Britain: the most expensive, least comfortable and least efficient railways in Europe.

Train season ticket prices
England Woking > London 22 miles £3,268
France Ballancourt sur Essone > Paris 24 miles £924
Germany Strausberg > Berlin 21 miles £705
Spain Collado-Villalba > Madrid 22 miles £673
Italy Velletri- > Rome 22 miles £336

Marker at abelard.org

“A couple of years ago, I needed to travel on short notice from Barcelona to Alicante on the 31st December for a NYE party. All flights were fully booked so I headed to the train station dreading how expensive the ticket will be (by UK standards). When I arrived there, I was advised that only first class seats were still available!

“ I decided to take one without asking for the price not to get a heart attack. I was astonished and amazed when the cashier asked for 84 € for the 6.5 hours journey! That included food and drinks throughout the trip. I had a sandwich lunch, a glass of champagne, 3 beers and 2 short glasses of Shivaz whisky. I enjoyed the trip more than the NYE party especially as this route is a coastal one.
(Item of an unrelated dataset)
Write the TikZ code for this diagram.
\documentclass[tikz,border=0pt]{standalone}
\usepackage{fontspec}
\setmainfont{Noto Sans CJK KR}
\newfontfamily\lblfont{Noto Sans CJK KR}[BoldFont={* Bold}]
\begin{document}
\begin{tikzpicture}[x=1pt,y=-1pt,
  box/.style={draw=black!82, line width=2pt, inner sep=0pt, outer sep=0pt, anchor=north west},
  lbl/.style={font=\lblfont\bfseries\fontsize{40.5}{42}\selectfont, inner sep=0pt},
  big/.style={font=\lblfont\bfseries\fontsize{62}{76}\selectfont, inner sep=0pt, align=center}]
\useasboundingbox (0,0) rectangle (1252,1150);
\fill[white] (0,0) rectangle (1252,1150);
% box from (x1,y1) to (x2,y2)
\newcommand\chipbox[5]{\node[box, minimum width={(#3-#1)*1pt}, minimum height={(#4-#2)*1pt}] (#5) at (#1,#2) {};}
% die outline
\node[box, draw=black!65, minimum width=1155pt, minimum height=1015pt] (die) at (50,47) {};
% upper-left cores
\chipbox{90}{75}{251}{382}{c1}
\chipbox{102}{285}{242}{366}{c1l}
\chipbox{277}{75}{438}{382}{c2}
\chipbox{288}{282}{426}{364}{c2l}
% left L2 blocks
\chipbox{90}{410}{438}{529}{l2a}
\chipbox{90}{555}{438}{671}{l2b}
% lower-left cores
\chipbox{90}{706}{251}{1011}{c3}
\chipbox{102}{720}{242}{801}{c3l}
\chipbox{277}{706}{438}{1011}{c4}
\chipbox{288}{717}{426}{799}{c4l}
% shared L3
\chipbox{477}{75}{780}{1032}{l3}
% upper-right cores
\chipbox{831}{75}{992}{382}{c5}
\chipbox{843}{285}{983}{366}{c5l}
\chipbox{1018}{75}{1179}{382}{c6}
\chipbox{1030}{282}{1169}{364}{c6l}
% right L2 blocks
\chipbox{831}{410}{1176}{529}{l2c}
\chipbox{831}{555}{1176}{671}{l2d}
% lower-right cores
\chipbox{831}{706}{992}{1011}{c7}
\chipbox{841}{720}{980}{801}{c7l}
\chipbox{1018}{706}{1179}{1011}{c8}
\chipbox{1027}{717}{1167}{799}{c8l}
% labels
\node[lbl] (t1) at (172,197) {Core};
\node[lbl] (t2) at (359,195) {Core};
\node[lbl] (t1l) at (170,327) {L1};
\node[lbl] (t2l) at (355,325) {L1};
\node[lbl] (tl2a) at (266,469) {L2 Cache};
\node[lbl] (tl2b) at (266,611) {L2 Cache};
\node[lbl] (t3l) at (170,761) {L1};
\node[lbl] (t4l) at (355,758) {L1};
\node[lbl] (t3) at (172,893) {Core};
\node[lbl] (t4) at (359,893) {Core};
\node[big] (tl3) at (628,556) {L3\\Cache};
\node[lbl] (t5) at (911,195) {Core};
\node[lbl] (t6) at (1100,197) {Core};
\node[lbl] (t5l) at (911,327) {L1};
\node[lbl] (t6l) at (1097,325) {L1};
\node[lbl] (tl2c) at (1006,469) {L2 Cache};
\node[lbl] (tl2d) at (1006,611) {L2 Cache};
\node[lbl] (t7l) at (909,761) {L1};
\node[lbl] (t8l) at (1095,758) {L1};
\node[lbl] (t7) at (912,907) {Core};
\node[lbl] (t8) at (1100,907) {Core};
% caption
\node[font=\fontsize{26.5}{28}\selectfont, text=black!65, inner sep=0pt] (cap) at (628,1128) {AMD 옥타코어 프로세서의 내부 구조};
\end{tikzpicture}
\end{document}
“OK, now imagine if this was a London to Edinburgh trip under the same circumstances The 1K mark would have easily been reached!” [From a correspondent]

Incredible!

I noted this in the linked article:

“The report, which was commissioned by Bob Crow, leader of the Rail Maritime and Transport union...”

It’s a shame the report didn’t include union wages and manning levels!